Anyway the hint we really need, no ISA has: "do not predict this branch". (We approximate that with constructs that generate a "cmov" instruction, which anyway is not going away.)

How does using exceptions defeat return address prediction? You are explicitly not returning, so any prediction would be wrong anyway. In the common case, you do return, and the predictor works fine.


> When hinting branches gives you a bigger L1 cache footprint, it has a high cost.

It was the same size on PPC, and on x86 using recommended branch directions (but not prefixes).

> Compilers nowadays use code motion to implement branch hinting, which does not burn L1 cache. (Maybe code motion is what you mean by "hot/cold splitting"?)

Hot/cold splitting is not just sinking unlikely basic blocks, it's when you move them to the end of the program entirely.
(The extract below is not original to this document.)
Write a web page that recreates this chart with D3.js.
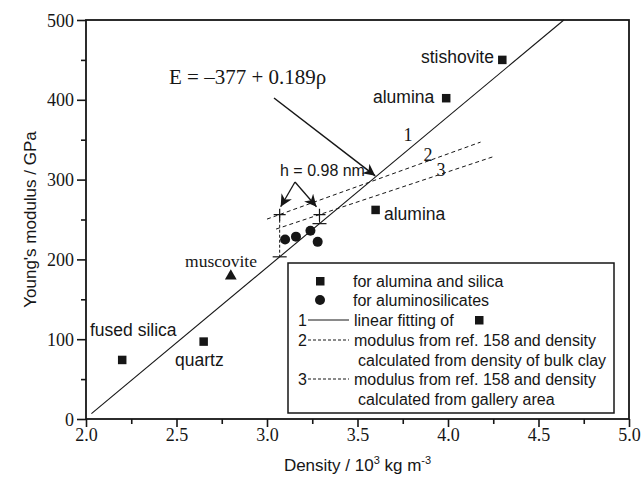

That doesn't hint branches anymore, though; Intel hasn't recommended any particular branch layout since 2006.

> How does using exceptions defeat return address prediction? You are explicitly not returning, so any prediction would be wrong anyway.

Anything that never returns is a mispredict there; most things return. What it does instead (read the DWARF tables, find the catch block, indirect jump) is harder to predict too since it has a lot of dependent memory reads.


It suffices, for cache footprint, for cold code to be on a different cache line, maybe 64 bytes away. For virtual memory footprint, being on another page suffices, ~4k away. Nothing benefits from being at the "end of the program".

Machines do still charge an extra cycle for branches taken vs. not, so it matters whether you expect to take it.

Negligibly few things never return; most of those abort. Performance of those absolutely does not matter.

Why should anyone care about predicting the catch block a throw will land in after all the right destructor calls have finished? We have already established that throwing costs multiple L3 cache misses, if not actual page faults.


> Nothing benefits from being at the "end of the program".

It's not about the benefit, that's just the easiest way to implement it - put it in a different TEXT section and let the linker move it.

Although, there is a popular desktop ARM CPU with 16KB pages.

> Machines do still charge an extra cycle for branches taken vs. not, so it matters whether you expect to take it.

Current generation CPUs can issue one taken branch or 2 not-taken branches in ~1 cycle (although strangely Zen2 couldn't), but yes it is better to be not taken iff not mispredicted. (https://www.agner.org/optimize/instruction_tables.pdf)

> Negligibly few things never return; most of those abort. Performance of those absolutely does not matter.

Throwing an exception isn't a return, nor longjmp/green threads/whatever. Sometimes they're called abnormal or non-local returns, but according to your C++ compiler your throwing function can be `noreturn`.

Error path performance is important since there are situations like network I/O where errors aren't at all unexpected. If you're writing a program you can just special case your hotter error paths, but if you're designing the language/OS/CPU under it then you have to make harder decisions.

> Why should anyone care about predicting the catch block a throw will land in after all the right destructor calls have finished? We have already established that throwing costs multiple L3 cache misses, if not actual page faults.

More prediction is always better. The earlier you can issue a cache miss the earlier you get it back.

For instance, that popular desktop ARM CPU can issue 600+ instructions at once (according to Anandtech). That's a lot of unnecessary stalls if you mispredict.

And so its vendor has their own language, presumably compatible with it, which doesn't support exceptions.


More prediction is not, in fact, always better.

Specifically, a prediction is not better when it makes no difference. Then, it is worse, because it consumes a resource that would better be applied in a different place where it could make a difference.

Exceptions are the perfect example of a case where any prediction expenditure would be wasted; except predicting that no exception will be thrown. It is always better to predict no exception is thrown, because only the non-throwing case can benefit.

Running ahead and pre-computing results that would be thrown away if an exception is thrown is a pure win: With no exception, you are far ahead; with an exception, there is no useful work to be sped up, it is all just overhead anyway.

This is similar to a busy-wait: you are better off to have leaving the wait predicted, because that reduces your response latency, even though history predicts that you will continue waiting. This is why there is now a special busy-wait instruction that does not consume a branch prediction slot. (It also consumes no power, because it just sleeps until the cache line being watched shows an update.)